#### [TASK PROMPT]
Exactly and only the lines from the one containing "Convert this chart to Plotly code." through the one containing "import plotly.graph_objects as go" belong in your copy. Pictures do not.

#### [THE DATA]
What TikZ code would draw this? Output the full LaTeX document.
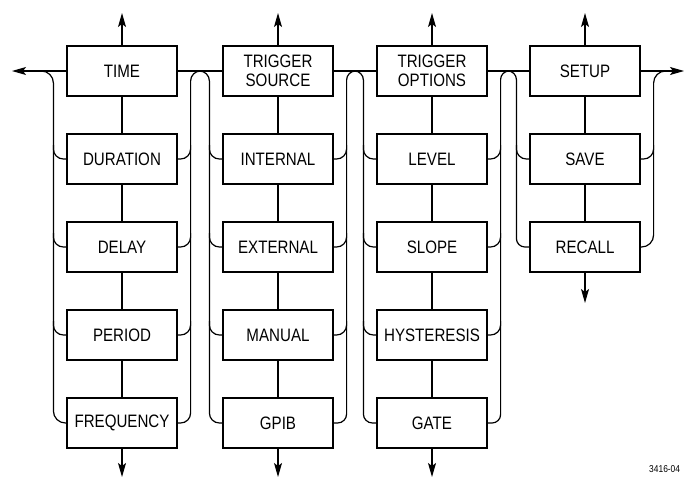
==
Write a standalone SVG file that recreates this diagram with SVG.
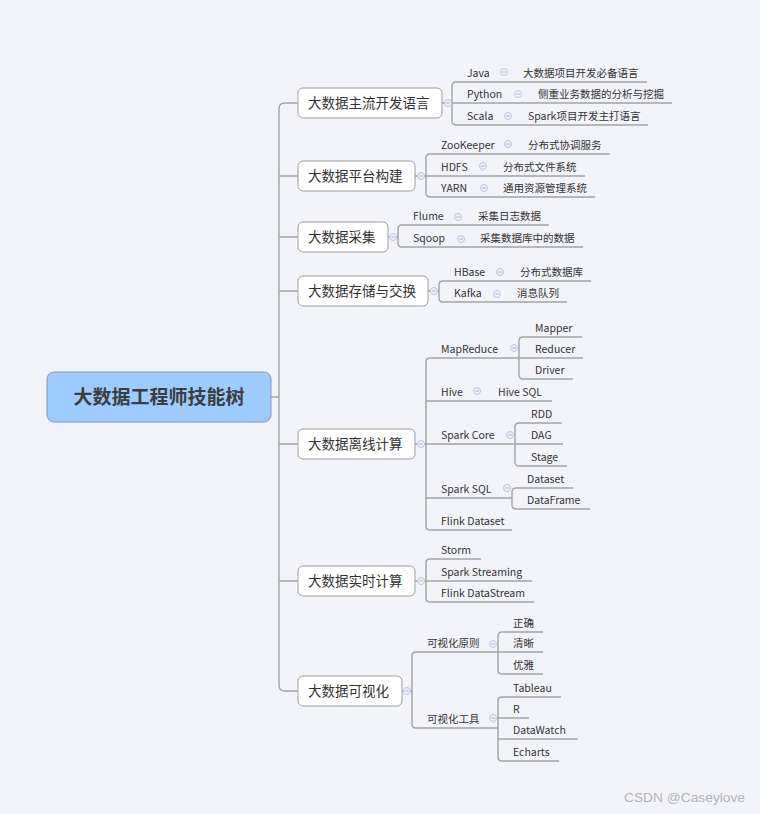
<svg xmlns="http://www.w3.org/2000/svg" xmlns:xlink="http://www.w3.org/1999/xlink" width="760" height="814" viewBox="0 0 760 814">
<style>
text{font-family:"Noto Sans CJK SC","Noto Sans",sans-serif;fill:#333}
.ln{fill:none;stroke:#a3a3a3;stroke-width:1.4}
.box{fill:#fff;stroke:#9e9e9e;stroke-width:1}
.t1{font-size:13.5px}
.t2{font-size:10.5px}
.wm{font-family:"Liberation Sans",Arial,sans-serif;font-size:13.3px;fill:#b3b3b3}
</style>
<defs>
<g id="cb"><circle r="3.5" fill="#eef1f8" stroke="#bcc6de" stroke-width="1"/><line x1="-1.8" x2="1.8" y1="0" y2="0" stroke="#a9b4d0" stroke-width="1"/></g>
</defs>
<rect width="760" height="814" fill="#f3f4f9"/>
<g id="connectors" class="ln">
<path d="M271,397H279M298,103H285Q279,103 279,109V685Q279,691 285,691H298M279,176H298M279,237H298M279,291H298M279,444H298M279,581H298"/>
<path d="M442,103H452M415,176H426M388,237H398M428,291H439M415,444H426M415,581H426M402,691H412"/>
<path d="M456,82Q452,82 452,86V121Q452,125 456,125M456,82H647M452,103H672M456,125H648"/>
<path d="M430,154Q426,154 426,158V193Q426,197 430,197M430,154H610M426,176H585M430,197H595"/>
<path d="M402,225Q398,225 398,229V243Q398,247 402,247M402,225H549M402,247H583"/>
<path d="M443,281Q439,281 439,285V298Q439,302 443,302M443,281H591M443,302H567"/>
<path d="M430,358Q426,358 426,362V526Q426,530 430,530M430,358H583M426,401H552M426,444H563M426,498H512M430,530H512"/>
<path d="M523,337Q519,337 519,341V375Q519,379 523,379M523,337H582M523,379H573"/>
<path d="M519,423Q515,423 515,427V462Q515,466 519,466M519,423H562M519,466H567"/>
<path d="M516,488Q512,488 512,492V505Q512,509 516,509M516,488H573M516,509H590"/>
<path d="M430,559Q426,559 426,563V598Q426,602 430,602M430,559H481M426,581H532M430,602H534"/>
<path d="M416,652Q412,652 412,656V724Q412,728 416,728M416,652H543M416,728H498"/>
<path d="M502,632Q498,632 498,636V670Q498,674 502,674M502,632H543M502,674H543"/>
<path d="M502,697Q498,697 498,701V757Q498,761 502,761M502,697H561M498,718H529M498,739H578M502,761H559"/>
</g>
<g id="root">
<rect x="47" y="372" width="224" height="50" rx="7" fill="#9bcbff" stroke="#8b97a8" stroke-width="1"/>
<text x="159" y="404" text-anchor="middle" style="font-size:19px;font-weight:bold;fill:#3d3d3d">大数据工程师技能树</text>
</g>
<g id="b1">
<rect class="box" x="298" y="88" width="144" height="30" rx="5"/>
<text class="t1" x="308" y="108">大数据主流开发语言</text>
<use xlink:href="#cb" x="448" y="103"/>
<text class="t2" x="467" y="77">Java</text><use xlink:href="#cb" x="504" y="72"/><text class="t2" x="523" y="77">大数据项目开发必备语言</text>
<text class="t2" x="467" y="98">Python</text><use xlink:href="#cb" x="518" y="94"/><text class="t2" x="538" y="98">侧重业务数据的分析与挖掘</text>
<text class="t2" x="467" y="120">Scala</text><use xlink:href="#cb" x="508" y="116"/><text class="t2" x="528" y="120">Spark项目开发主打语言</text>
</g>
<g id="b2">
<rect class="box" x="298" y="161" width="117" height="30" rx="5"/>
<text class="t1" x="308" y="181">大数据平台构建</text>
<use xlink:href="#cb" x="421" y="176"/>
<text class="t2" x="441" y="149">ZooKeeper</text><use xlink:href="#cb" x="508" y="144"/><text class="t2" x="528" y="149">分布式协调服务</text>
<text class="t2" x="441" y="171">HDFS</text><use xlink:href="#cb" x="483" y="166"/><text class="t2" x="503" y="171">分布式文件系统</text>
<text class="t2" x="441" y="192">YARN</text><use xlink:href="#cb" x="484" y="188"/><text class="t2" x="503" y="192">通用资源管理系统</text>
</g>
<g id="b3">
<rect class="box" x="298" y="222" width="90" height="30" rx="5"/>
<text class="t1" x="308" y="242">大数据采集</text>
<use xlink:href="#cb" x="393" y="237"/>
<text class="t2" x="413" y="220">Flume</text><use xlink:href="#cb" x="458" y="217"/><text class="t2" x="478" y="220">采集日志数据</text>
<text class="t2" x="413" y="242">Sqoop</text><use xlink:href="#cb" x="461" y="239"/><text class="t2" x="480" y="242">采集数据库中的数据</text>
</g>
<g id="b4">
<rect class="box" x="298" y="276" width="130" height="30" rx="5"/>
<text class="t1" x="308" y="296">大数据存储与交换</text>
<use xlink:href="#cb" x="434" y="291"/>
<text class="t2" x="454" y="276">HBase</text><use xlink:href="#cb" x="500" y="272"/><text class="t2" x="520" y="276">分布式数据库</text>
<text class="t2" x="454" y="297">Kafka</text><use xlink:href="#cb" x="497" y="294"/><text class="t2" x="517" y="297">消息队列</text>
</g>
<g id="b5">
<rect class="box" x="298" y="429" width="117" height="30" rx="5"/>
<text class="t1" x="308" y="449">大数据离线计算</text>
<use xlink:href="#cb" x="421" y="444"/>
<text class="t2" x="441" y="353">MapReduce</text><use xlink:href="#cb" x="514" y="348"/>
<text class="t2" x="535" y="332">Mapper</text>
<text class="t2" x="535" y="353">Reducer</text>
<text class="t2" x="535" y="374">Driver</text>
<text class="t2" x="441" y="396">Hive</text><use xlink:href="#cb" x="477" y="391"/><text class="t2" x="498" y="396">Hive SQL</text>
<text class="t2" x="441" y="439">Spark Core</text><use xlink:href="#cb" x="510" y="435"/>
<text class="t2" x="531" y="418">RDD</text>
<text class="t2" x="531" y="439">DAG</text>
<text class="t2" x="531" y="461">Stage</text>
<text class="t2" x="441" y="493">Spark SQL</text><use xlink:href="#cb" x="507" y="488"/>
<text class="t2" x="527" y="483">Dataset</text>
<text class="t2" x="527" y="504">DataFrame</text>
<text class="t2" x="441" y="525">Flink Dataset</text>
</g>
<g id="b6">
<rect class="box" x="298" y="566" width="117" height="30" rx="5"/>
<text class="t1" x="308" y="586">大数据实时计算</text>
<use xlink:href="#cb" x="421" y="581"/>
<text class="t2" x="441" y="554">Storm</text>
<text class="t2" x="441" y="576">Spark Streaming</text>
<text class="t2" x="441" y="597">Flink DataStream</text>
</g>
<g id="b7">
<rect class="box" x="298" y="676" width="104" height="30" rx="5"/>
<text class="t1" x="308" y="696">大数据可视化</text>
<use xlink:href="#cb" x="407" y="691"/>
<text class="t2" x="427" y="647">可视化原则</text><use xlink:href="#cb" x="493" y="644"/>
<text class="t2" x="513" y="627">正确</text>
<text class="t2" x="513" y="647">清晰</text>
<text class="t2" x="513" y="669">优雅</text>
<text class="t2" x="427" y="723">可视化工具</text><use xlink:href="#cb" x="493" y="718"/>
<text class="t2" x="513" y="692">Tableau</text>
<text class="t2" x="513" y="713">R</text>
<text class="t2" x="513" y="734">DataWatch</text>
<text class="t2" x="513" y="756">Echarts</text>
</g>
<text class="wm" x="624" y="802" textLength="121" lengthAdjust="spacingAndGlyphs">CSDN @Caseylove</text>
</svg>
---
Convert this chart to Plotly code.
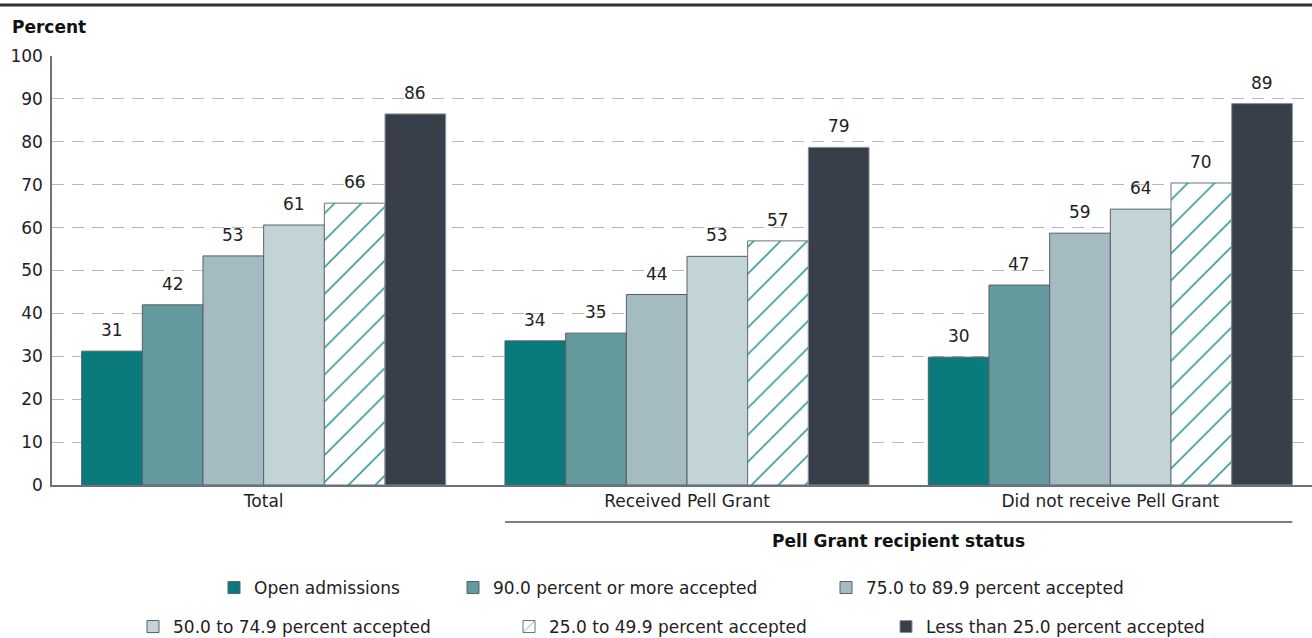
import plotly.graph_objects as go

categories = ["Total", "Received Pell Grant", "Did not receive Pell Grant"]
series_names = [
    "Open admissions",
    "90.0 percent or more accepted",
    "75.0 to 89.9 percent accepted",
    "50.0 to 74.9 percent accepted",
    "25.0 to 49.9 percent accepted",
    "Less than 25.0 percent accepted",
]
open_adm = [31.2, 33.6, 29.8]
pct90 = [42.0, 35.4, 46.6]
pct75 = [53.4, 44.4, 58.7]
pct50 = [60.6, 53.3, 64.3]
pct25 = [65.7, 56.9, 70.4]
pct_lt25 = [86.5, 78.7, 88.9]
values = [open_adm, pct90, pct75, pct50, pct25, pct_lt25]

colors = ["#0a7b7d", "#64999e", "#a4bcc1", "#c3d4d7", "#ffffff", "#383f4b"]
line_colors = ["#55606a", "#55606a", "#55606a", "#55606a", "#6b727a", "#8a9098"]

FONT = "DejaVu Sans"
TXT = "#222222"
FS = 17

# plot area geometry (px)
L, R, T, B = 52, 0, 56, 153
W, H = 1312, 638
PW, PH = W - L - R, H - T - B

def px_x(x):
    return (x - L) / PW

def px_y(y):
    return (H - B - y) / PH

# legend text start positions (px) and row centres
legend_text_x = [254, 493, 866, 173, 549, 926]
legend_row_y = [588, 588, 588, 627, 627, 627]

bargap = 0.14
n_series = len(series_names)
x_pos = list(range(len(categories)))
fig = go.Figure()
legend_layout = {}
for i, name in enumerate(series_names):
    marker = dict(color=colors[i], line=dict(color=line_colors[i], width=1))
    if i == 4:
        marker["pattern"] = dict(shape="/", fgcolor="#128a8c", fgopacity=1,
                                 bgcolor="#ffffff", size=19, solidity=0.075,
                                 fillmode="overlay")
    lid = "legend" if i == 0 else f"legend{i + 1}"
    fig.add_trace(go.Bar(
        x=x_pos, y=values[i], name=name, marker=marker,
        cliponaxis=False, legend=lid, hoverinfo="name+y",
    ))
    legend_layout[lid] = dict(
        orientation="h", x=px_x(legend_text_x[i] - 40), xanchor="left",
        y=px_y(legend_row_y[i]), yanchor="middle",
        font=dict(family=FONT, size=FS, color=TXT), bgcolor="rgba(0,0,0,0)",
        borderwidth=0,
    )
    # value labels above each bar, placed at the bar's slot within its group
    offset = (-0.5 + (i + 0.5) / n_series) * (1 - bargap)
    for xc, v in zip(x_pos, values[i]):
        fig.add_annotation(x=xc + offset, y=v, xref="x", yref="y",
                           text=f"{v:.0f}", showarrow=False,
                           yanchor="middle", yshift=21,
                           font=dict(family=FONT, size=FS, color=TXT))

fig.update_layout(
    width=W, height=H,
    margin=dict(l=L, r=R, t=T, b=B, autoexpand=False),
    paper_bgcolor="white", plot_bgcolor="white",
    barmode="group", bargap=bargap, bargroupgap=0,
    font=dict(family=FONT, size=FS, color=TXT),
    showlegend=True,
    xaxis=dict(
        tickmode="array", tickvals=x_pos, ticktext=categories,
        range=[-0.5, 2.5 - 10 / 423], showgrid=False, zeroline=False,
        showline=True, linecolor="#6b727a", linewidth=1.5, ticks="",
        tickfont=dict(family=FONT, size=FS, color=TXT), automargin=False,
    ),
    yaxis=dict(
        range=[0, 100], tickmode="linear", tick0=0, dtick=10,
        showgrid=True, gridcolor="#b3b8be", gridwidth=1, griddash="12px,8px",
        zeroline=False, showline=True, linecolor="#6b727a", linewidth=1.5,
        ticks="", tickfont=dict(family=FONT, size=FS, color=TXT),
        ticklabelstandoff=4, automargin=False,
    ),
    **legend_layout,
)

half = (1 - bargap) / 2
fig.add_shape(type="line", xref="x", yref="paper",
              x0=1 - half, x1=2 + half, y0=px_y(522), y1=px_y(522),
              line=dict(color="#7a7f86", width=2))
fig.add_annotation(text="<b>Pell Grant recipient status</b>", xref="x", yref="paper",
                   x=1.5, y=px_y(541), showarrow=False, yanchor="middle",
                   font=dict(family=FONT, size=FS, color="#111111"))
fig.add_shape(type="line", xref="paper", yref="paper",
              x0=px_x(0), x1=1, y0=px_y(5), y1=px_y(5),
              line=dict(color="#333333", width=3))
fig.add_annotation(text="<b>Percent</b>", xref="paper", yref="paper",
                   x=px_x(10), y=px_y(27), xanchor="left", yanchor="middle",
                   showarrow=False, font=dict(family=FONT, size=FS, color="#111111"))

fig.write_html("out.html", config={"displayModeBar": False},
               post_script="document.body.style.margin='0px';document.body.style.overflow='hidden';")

#### [PROBLEM SOLUTION]
Convert this chart to Plotly code.
import plotly.graph_objects as go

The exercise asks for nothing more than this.